The Liberator is concerning as it’s made of plastic, and cannot be detected easily by metal detectors (which would break ATF regulations if not modified), or traced through any firearms databases. Anyone—a criminal, a terrorist, a 13-year-old with a laptop—could theoretically get their hands on one if they can access a 3D printer. But it’s also a single-shot, disposable device that really can only be fired once, and even then, could potentially misfire and cause injury to the shooter if the print wasn’t perfect.

The real concern is not the Liberator, but more what it represents. 3D printers, especially consumer-grade ones, are still in their infancy, and are gradually getting more sophisticated. There are printers that can print metallic parts, even quite durable ones, but we’re still a ways away from being able to download a file for, say, a Beretta pistol, press a button, and let the printer do its job. (And even then, we’d still probably have to buy bullets, given that 3D printers require heat to adhere metal particles together.)

That may well be possible in the future. There are high-quality metal printers today that cost $100,000, having cost five times that just a few years earlier. The Trump administration’s decision to allow the Liberator to be downloaded could potentially pave the way for durable, repeat-use guns to be designed, printed, and shot. And even if the lawsuit is eventually overturned, how do you recall or prevent files that have already been downloaded from being printed by bad actors?
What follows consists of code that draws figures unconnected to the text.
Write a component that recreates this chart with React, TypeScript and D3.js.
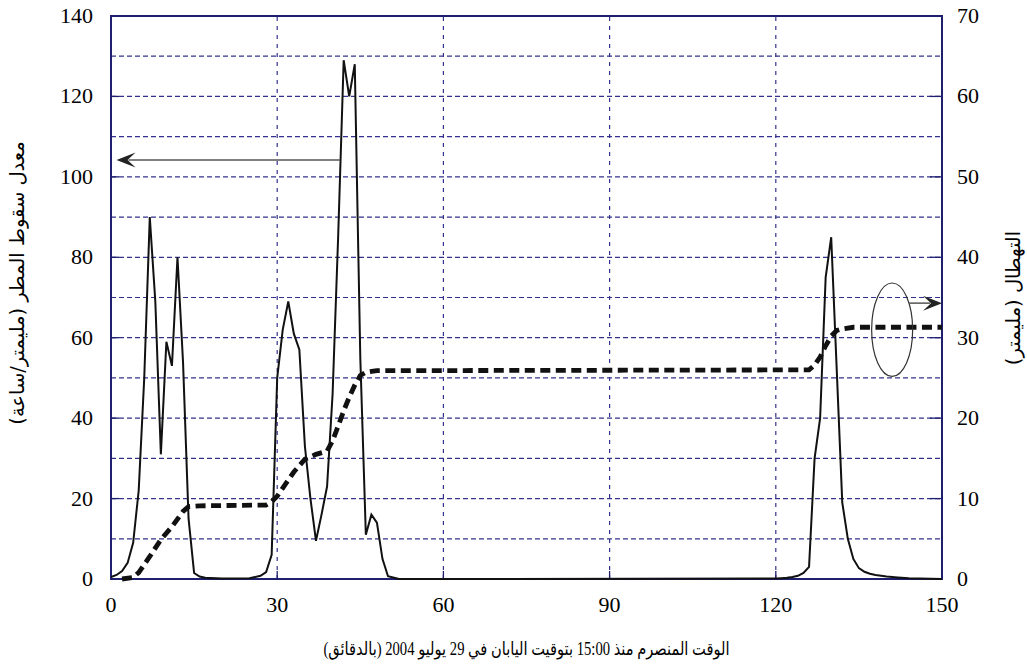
import * as d3 from 'd3'

// rain rate (mm/h), left axis
const rainTime = [
  0, 1, 2, 3, 4, 5, 6, 7, 8, 9, 10, 11, 12, 13, 14, 15, 16, 17, 20, 25, 27, 28, 29,
  30, 31, 32, 33, 34, 35, 36, 37, 38, 39, 40, 41, 42, 43, 44, 45, 46, 47, 48, 49, 50, 52,
  120, 121, 122, 123, 124, 125, 126, 127, 128, 129, 130, 131, 132, 133, 134, 135, 136,
  137, 138, 140, 142, 144, 146, 150,
]
const rainRate = [
  0.5, 1, 2, 4, 9, 22, 50, 90, 69, 31, 59, 53, 80, 54, 15, 1.5, 0.6, 0.3, 0.1, 0.2, 0.8, 1.7, 6,
  50, 62, 69, 61, 57, 33, 20, 9.5, 16, 23, 46, 85, 129, 120, 128, 55, 11, 16, 14, 5, 0.7, 0,
  0.1, 0.2, 0.3, 0.5, 0.8, 1.5, 3, 30, 40, 75, 85, 52, 19, 10, 5, 2.7, 1.8,
  1.3, 1, 0.6, 0.4, 0.2, 0.1, 0,
]

// cumulative rainfall (mm), right axis
const totalTime = [
  2, 4, 5, 7, 9, 11, 13, 14, 16, 28, 29, 30, 31, 33, 35, 37, 39, 40, 41, 42, 43, 44, 45, 46, 48,
  126, 127, 128, 129, 130, 131, 132, 134, 150,
]
const totalRain = [
  0, 0.2, 0.8, 2.8, 4.9, 6.5, 8.4, 9.0, 9.1, 9.2, 9.6, 10.3, 11.3, 13.3, 14.9, 15.5, 15.9, 17.2,
  19.0, 20.9, 22.6, 24.1, 25.3, 25.7, 25.9, 26.0, 26.6, 27.6, 29.0, 30.2, 30.9, 31.1, 31.3, 31.3,
]

const xTicks = [0, 30, 60, 90, 120, 150]
const leftTicks = [0, 20, 40, 60, 80, 100, 120, 140]
const rightTicks = [0, 10, 20, 30, 40, 50, 60, 70]
const hGrid = [10, 20, 30, 40, 50, 60, 70, 80, 90, 100, 110, 120, 130]
const vGrid = [30, 60, 90, 120]

const xTitle = 'الوقت المنصرم منذ 15:00 بتوقيت اليابان في 29 يوليو 2004 (بالدقائق)'
const leftTitle = 'معدل سقوط المطر (مليمتر/ساعة)'
const rightTitle = 'التهطال (مليمتر)'

// annotations, in data units
const leftArrow = { from: 41.3, to: 1, level: 104.2 }
const rightArrow = { from: 144, to: 150, level: 34.3 }
const ring = { t: 141, level: 31, rt: 3.7, rl: 5.8 }

const W = 1027
const H = 669
const M = { left: 111, right: 85, top: 16, bottom: 90 }

const navy = '#1f1f70'
const gridCol = '#33338f'
const numFont = 'Liberation Serif'

export default function App() {
  const x = d3.scaleLinear().domain([0, 150]).range([M.left, W - M.right])
  const yL = d3.scaleLinear().domain([0, 140]).range([H - M.bottom, M.top])
  const yR = d3.scaleLinear().domain([0, 70]).range([H - M.bottom, M.top])

  const rateLine = d3
    .line<number>()
    .x((_, i) => x(rainTime[i]))
    .y((d) => yL(d))
  const totalLine = d3
    .line<number>()
    .x((_, i) => x(totalTime[i]))
    .y((d) => yR(d))

  const [x0, x1] = x.range()
  const [y0, y1] = yL.range()

  // stealth arrow head, pointing along dir (+1 right, -1 left)
  const head = (tx: number, ty: number, dir: number) => {
    const len = 19
    const half = 7.5
    const notch = 11
    return `M${tx},${ty} L${tx - dir * len},${ty - half} L${tx - dir * notch},${ty} L${tx - dir * len},${ty + half} Z`
  }

  const la = { x1: x(leftArrow.from), x2: x(leftArrow.to), y: yL(leftArrow.level) }
  const ra = { x1: x(rightArrow.from), x2: x(rightArrow.to), y: yR(rightArrow.level) }

  const rtl = { direction: 'rtl' as const, unicodeBidi: 'embed' as const }

  return (
    <svg width={W} height={H} style={{ position: 'absolute', left: 0, top: 0, background: '#fff' }}>
      {/* grid */}
      {hGrid.map((v) => (
        <line
          key={'h' + v}
          x1={x0}
          x2={x1}
          y1={yL(v)}
          y2={yL(v)}
          stroke={gridCol}
          strokeWidth={1.2}
          strokeDasharray="5,3"
        />
      ))}
      {vGrid.map((v) => (
        <line
          key={'v' + v}
          x1={x(v)}
          x2={x(v)}
          y1={y0}
          y2={y1}
          stroke={gridCol}
          strokeWidth={1.2}
          strokeDasharray="4,5"
        />
      ))}

      {/* inward ticks */}
      {leftTicks.map((v) => (
        <line key={'lt' + v} x1={x0} x2={x0 + 8} y1={yL(v)} y2={yL(v)} stroke={navy} strokeWidth={1.3} />
      ))}
      {rightTicks.map((v) => (
        <line key={'rt' + v} x1={x1 - 12} x2={x1} y1={yR(v)} y2={yR(v)} stroke={navy} strokeWidth={1.3} />
      ))}
      {xTicks.map((v) => (
        <line key={'xt' + v} x1={x(v)} x2={x(v)} y1={y0} y2={y0 - 8} stroke={navy} strokeWidth={1.3} />
      ))}

      {/* frame */}
      <rect x={x0} y={y1} width={x1 - x0} height={y0 - y1} fill="none" stroke={navy} strokeWidth={2} />

      {/* series */}
      <path
        d={totalLine(totalRain) || ''}
        fill="none"
        stroke="#111"
        strokeWidth={4.8}
        strokeDasharray="10,5.5"
      />
      <path d={rateLine(rainRate) || ''} fill="none" stroke="#111" strokeWidth={2} />

      {/* annotations */}
      <line x1={la.x1} x2={la.x2 + 12} y1={la.y} y2={la.y} stroke="#555" strokeWidth={1.5} />
      <path d={head(la.x2, la.y, -1)} fill="#222" />
      <ellipse
        cx={x(ring.t)}
        cy={yR(ring.level)}
        rx={x(ring.t + ring.rt) - x(ring.t)}
        ry={yR(ring.level) - yR(ring.level + ring.rl)}
        fill="none"
        stroke="#333"
        strokeWidth={1.2}
      />
      <line x1={ra.x1} x2={ra.x2 - 12} y1={ra.y} y2={ra.y} stroke="#555" strokeWidth={1.5} />
      <path d={head(ra.x2, ra.y, 1)} fill="#222" />

      {/* tick labels */}
      {leftTicks.map((v) => (
        <text key={'ll' + v} x={x0 - 18} y={yL(v) + 7} textAnchor="end" fontSize={22} fontFamily={numFont}>
          {v}
        </text>
      ))}
      {rightTicks.map((v) => (
        <text key={'rl' + v} x={x1 + 15} y={yR(v) + 7} textAnchor="start" fontSize={22} fontFamily={numFont}>
          {v}
        </text>
      ))}
      {xTicks.map((v) => (
        <text key={'xl' + v} x={x(v)} y={y0 + 33} textAnchor="middle" fontSize={22} fontFamily={numFont}>
          {v}
        </text>
      ))}

      {/* axis titles */}
      <text
        x={(x0 + x1) / 2}
        y={655}
        textAnchor="middle"
        fontSize={18}
        textLength={406}
        lengthAdjust="spacingAndGlyphs"
        fontFamily="Liberation Serif, DejaVu Sans"
        direction="rtl"
        style={rtl}
      >
        {xTitle}
      </text>
      <text
        transform="translate(24, 283) rotate(-90)"
        textAnchor="middle"
        fontSize={19.5}
        fontFamily="DejaVu Sans"
        direction="rtl"
        style={rtl}
      >
        {leftTitle}
      </text>
      <text
        transform="translate(1020, 298) rotate(-90)"
        textAnchor="middle"
        fontSize={19.5}
        fontFamily="DejaVu Sans"
        direction="rtl"
        style={rtl}
      >
        {rightTitle}
      </text>
    </svg>
  )
}
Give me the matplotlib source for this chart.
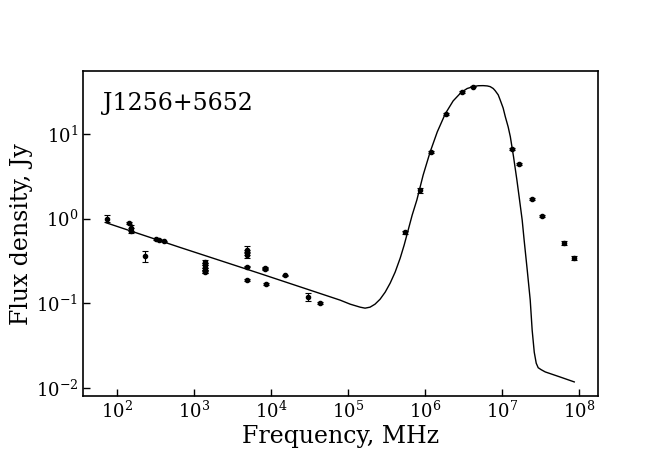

But the reality is that there been automated systems that can print and design weaponry for years. Computer-aided design systems, such as computer numerical control (CNC) milling machines, have existed in some capacity since the 1980s. You can even buy a professional one right now for less than a good metal 3D-printer—although actually trying to build something on one without years of metalworking practice may be a challenge.

AP Photo/Charles Krupa
A box of AR-15 rifle lower receivers awaiting serial number stamping and finishing at the Stag Arms company in New Britain, Connecticut.

Defense Distributed, however, sells its own CNC mill, called the Ghost Gunner, that costs $2,100 shipped anywhere in the US. The site also sells what are called “80%” lower receivers, effectively an unfinished version of the main body of a gun, which the ATF does not deem illegal. Using the milling machine the site sells, you can turn the receivers into firearms, which again, if you’re making them at home in the US, is completely legal. There are websites dedicated to showing you how to build your own, legal, AR-15 rifle—the same type of gun used in the Parkland school shooting, among many others.

The availability of 3D files for a single-use plastic gun may or may not fundamentally change the way firearms are built and distributed, but if you’re concerned about the automated production of unregistered guns, that reality has been here for years.

Correction (Aug 3): An earlier version of this post stated that the Ghost Gunner cost $350, which is actually the deposit and shipping costs. After shipping, the milling machine in fact costs $2,100.